## INPUT RECORDS

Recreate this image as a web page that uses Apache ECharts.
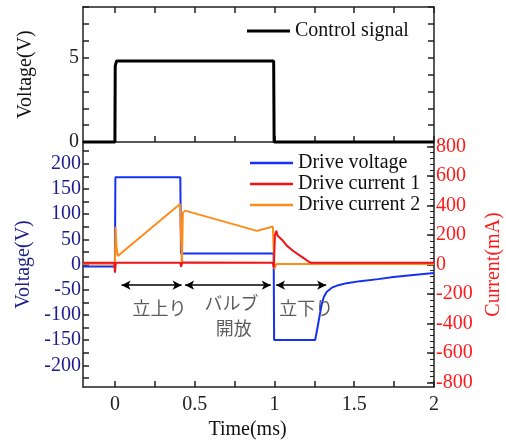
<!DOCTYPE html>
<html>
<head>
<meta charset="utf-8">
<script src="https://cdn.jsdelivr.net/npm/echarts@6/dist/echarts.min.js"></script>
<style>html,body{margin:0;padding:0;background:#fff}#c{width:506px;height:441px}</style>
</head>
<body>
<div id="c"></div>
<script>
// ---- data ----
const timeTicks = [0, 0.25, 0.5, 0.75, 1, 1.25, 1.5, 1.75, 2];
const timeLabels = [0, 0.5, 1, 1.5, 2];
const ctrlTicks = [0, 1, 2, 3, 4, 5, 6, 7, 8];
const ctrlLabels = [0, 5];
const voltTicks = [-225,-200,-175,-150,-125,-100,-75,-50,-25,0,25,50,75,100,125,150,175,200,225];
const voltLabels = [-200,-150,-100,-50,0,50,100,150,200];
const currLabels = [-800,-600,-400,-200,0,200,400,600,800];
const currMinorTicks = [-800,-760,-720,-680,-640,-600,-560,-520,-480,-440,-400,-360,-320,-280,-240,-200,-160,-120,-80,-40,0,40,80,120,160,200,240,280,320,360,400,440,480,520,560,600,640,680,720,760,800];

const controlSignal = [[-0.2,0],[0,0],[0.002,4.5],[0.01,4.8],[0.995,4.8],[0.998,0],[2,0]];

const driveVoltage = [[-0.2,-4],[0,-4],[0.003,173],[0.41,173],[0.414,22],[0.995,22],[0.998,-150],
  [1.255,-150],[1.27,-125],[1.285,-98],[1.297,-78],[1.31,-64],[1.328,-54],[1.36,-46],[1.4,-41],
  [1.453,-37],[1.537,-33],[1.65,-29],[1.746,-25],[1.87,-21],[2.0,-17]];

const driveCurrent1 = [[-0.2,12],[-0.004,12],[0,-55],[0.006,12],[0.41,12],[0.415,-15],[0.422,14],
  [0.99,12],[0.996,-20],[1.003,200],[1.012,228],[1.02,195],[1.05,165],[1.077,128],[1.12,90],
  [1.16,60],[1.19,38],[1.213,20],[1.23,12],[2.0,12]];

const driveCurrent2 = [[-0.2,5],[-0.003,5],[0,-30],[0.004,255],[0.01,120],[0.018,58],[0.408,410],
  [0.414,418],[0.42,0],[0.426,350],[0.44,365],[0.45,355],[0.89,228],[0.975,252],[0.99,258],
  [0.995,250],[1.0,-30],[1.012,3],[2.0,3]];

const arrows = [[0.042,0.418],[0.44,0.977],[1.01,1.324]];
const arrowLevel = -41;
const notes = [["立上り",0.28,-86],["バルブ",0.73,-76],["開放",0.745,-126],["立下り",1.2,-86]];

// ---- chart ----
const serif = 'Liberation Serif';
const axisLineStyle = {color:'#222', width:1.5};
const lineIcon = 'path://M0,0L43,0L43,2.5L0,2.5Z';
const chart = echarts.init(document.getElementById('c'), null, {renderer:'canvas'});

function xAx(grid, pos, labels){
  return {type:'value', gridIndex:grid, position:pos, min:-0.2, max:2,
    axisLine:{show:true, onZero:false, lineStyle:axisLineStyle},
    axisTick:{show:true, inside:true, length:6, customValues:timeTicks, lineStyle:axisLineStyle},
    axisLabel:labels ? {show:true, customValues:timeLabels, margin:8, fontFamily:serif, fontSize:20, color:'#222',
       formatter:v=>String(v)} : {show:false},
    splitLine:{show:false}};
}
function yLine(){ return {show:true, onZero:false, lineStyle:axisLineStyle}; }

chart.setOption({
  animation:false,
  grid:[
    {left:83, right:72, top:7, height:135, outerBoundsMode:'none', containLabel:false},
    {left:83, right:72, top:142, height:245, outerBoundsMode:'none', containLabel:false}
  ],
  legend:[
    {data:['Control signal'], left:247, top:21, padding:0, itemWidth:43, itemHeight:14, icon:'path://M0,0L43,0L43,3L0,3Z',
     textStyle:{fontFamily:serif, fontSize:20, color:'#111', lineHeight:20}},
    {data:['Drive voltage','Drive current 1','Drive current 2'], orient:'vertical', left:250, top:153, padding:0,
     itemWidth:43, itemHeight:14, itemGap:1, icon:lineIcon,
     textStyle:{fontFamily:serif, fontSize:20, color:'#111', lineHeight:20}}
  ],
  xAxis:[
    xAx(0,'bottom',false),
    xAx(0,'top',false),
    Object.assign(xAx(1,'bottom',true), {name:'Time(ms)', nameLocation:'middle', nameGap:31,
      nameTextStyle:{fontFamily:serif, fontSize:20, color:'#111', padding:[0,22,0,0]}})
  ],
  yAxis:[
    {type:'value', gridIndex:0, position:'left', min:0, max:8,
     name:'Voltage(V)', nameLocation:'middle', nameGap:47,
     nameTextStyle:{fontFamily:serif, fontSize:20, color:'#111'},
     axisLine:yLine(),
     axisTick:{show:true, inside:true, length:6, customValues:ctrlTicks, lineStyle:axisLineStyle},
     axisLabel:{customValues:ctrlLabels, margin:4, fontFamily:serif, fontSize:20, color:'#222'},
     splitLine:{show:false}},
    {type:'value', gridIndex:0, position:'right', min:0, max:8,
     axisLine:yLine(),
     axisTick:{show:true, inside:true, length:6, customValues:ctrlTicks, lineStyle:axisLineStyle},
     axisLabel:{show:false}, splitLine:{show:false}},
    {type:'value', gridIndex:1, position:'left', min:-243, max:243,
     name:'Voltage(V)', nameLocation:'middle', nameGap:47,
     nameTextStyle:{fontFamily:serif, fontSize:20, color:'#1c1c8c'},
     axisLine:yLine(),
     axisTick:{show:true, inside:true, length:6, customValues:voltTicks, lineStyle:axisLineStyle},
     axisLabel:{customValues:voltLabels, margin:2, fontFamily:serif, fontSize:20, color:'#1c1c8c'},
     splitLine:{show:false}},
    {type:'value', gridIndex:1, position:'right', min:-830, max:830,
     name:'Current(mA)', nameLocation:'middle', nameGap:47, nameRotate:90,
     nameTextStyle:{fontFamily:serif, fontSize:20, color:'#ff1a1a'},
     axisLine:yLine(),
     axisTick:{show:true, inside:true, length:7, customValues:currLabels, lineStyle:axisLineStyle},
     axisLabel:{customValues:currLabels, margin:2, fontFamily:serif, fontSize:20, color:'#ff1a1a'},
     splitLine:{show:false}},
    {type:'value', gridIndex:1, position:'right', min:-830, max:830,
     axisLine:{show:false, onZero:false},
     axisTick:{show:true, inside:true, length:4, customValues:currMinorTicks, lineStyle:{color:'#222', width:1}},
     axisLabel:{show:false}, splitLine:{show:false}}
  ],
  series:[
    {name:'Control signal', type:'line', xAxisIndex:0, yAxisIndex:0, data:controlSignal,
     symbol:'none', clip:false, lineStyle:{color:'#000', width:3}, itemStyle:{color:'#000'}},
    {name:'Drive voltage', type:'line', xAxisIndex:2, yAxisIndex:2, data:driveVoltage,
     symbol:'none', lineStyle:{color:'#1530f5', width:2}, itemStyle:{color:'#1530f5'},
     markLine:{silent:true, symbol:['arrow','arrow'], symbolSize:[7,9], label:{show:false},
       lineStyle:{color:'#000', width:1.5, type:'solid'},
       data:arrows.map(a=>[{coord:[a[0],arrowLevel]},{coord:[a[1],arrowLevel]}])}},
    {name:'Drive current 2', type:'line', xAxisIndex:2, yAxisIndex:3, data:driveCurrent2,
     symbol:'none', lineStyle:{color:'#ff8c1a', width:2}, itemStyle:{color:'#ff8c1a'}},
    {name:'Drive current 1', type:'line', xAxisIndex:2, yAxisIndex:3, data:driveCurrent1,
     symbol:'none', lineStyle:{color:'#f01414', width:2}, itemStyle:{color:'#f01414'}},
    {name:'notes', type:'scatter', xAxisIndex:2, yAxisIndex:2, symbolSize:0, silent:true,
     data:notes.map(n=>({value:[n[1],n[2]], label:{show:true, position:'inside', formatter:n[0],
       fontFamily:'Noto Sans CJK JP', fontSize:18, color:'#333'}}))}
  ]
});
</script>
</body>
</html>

* * *

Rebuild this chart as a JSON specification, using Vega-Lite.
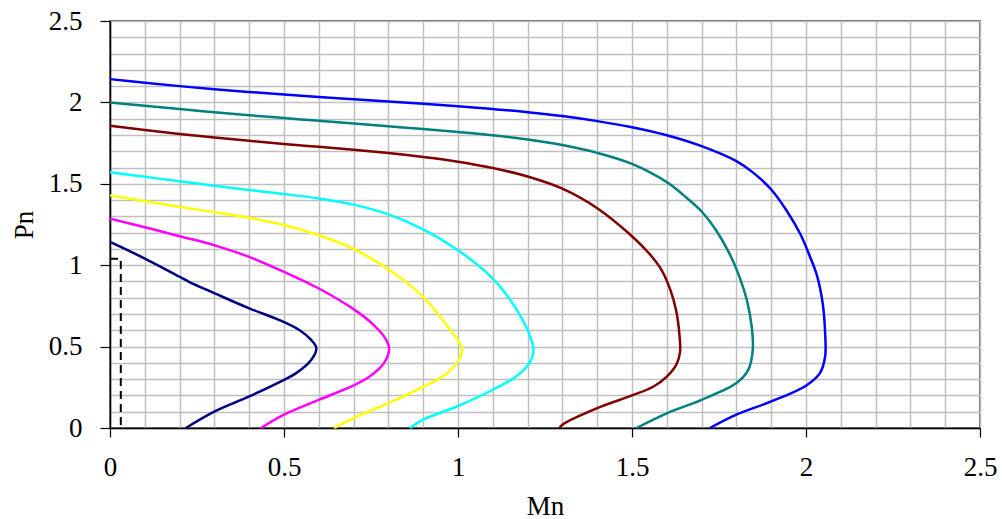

* * *

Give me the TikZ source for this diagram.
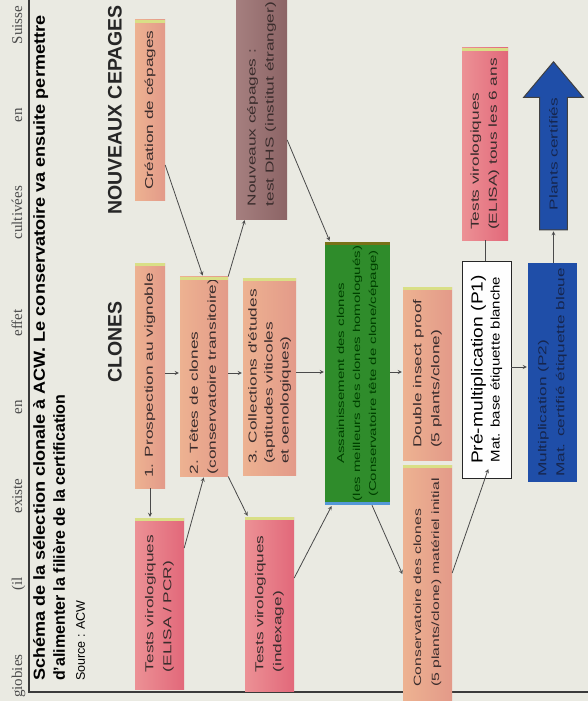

## THE EXERCISE
Identify each line in the entries with the word "this" and copy it.

## EXERCISE RESPONSE
Recreate this image as a web page that uses Apache ECharts.
Rebuild this chart as a JSON specification, using Vega-Lite.
Give me the TikZ source for this diagram.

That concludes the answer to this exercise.